Probably the best restaurant in the world - Spear's Magazine

Probably the best restaurant in the world

Some people’s idea of dining hell might be Trattoria Mario in Florence. You can’t book. You don’t even get your own table for two. You get put where there’s space

Some people’s idea of dining hell might be Trattoria Mario in Florence. You can’t book, so you spend the hours preceding your lunch or dinner fussing about whether you’ll get a table.

When you get there you have to queue; the waiters don’t usher you straight to your table as you arrive. No it can be a 15 or 20 minute wait. The place is noisy, heaving and everyone’s bunched in together.

You don’t even get your own table for two. You get put where there’s space – at the end of a table for six, sharing with two others on a table for four. There’s no menu to ponder, to umm and ahh over, to chat through at length, to provide you with opening snippets of conversation. There’s not much choice either. And stuff starts running out before too long.

    
Yet Trattoria Mario is the sort of place I spend my life searching for. It’s the sort of place I would spend my life eating in were in not seven hours door to door.

It’s the sort of place I would base my own fantasy restaurant on, more or less brick by brick, ingredient by ingredient, except I would give the punters western-style loos.

So here’s how it goes. You find the central market in Florence then adjacent, on a small street called Via Rosina, you’ll walk past it first because the front looks like a dingy newsagent.

There may be a queue outside which is a clue. Then after a wait you get seated, they bring you some paper place mats and some bread and then soon after ask what you want to start with.

We were offered a small choice including tomato soup and ravioli, which we went for. The soup, thick, oily and unlike anything I’ve tasted, was unbelievably good. The fresh pasta was perfect stuffed with some cheese.

Main courses could have been a giant veal steak, or beef stew but we went for ossobucco and some boneless steak. Food cooked with the confidence of timeless authenticity, inspired by fresh local ingredients. In other words, clichéd brilliance. We glugged carafes of white then red wine. We shared biscotti and vin santo.

Customers laughed and joked as they squeezed past each other. The kitchen occupies about half of the small room and somehow they manage to squeeze about five chefs in there.
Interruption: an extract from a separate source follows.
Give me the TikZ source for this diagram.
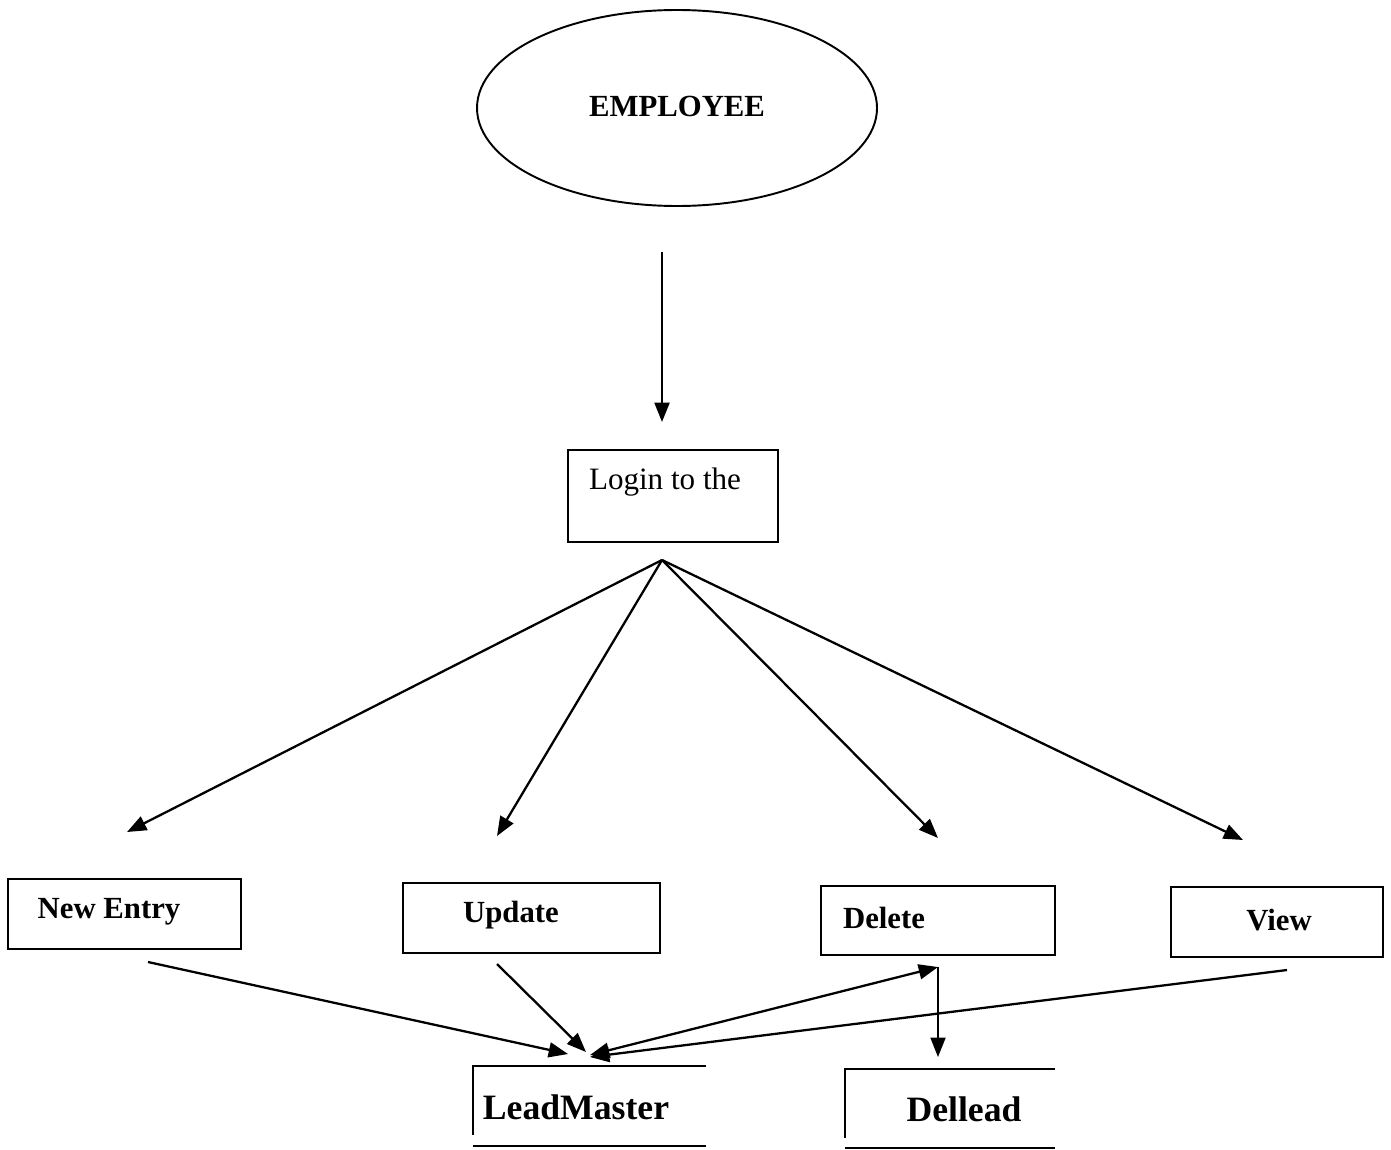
\documentclass[tikz,border=0pt]{standalone}
\usepackage{fontspec}
\setmainfont{Liberation Serif}
\usetikzlibrary{arrows.meta,shapes.geometric}
\begin{document}
\begin{tikzpicture}[x=0.02cm,y=-0.02cm,
  line width=1.3pt,
  arr/.style={-{Triangle[length=11pt,width=8.5pt]}},
  barr/.style={{Triangle[length=11pt,width=8.5pt]}-{Triangle[length=11pt,width=8.5pt]}},
  box/.style={draw,rectangle,inner sep=0pt,line width=1.1pt},
  lbl/.style={font=\fontsize{17.5}{20}\selectfont\bfseries,inner sep=0pt},
  big/.style={font=\fontsize{20.3}{24}\selectfont\bfseries,inner sep=0pt}]
\useasboundingbox (0,0) rectangle (1391,1149);
% employee
\node[draw,ellipse,minimum width=400*0.02cm,minimum height=196*0.02cm,line width=1.1pt] (emp) at (677,108) {};
\node[lbl] (empt) at (677,106) {EMPLOYEE};
\coordinate (e1) at (662,252);
\coordinate (e2) at (662,422);
\draw[arr] (e1) -- (e2);
% login
\node[box,minimum width=210*0.02cm,minimum height=92*0.02cm] (login) at (673,496) {};
\node[font=\fontsize{17.7}{20}\selectfont,inner sep=0pt] (logint) at (665,482) {Login to the};
\coordinate (fan) at (662,560);
% boxes
\node[box,minimum width=233*0.02cm,minimum height=70*0.02cm] (newe) at (124.5,914) {};
\node[lbl] (newt) at (109,912) {New Entry};
\node[box,minimum width=257*0.02cm,minimum height=70*0.02cm] (upd) at (531.5,918) {};
\node[lbl] (updt) at (511,915) {Update};
\node[box,minimum width=234*0.02cm,minimum height=69*0.02cm] (del) at (938,920.5) {};
\node[lbl] (delt) at (884,918) {Delete};
\node[box,minimum width=212*0.02cm,minimum height=70*0.02cm] (view) at (1277,922) {};
\node[lbl] (viewt) at (1279,920) {View};
% fan arrows
\coordinate (t1) at (127,832);
\coordinate (t2) at (497,836);
\coordinate (t3) at (938,838);
\coordinate (t4) at (1243,840);
\draw[arr] (fan) -- (t1);
\draw[arr] (fan) -- (t2);
\draw[arr] (fan) -- (t3);
\draw[arr] (fan) -- (t4);
% bottom boxes (open right side)
\coordinate (lmA) at (706,1066);
\coordinate (lmB) at (473,1066);
\coordinate (lmC) at (473,1135);
\coordinate (lmD) at (473,1146);
\coordinate (lmE) at (706,1146);
\draw[line width=1.1pt] (lmA) -- (lmB) -- (lmC);
\draw[line width=1.4pt] (lmD) -- (lmE);
\node[big] (lm) at (576,1107) {LeadMaster};
\coordinate (dlA) at (1055,1069);
\coordinate (dlB) at (845,1069);
\coordinate (dlC) at (845,1138);
\coordinate (dlD) at (845,1148);
\coordinate (dlE) at (1055,1148);
\draw[line width=1.1pt] (dlA) -- (dlB) -- (dlC);
\draw[line width=1.4pt] (dlD) -- (dlE);
\node[big] (dl) at (964,1109) {Dellead};
% lower arrows
\coordinate (s1) at (148,962);
\coordinate (h1) at (568,1054);
\coordinate (s2) at (497,964);
\coordinate (h2) at (586,1052);
\coordinate (h3) at (590,1055);
\coordinate (d3) at (938,967);
\coordinate (s4) at (1287,970);
\coordinate (h4) at (590,1057);
\coordinate (d5) at (938,1057);
\draw[arr] (s1) -- (h1);
\draw[arr] (s2) -- (h2);
\draw[barr] (h3) -- (d3);
\draw[arr] (s4) -- (h4);
\draw[arr,line width=1pt] (d3) -- (d5);
\end{tikzpicture}
\end{document}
The food runs out when it does so they don’t waste anything. Tough luck if you’re too late to have ordered it, but that’s what happens when you respect fresh ingredients.

Good markets start running low at lunchtime, like the one in Florence, bad ones still have their shelves crammed full after dark (er, Whole Foods).

The bill at Trattoria Mario is staggeringly cheap – about 25 euros. 25 euros! For three courses, red and white wine and water.

The place started in the fifties when Romeo and Amelia Colzi opened the place with their son Mario in what was a 16th century stable. From a small stove they served simple soups, meat dishes and pasta.

Mario died in 1980 but his widow and sons continue the tradition of serving local wine and the sort of food you’d get in a Tuscan home.

Could you replicate this sort of thing in London? The joy of having no menu, of simply eating what was fresh and seasonal. Would people cope with queuing and sharing tables? Could the chef source those kinds of ingredients with the disadvantage of not being able to buy meat, veg, salad and wine from the hills and fields around the town?

It could never be as cheap. But it could be as much fun.

Sam and Eddie Hart capture a hint of that spirit at Barrafina but perhaps Trattoria Mario is only possible in exactly the spot it is run by the family who know how to do it because it’s in their blood.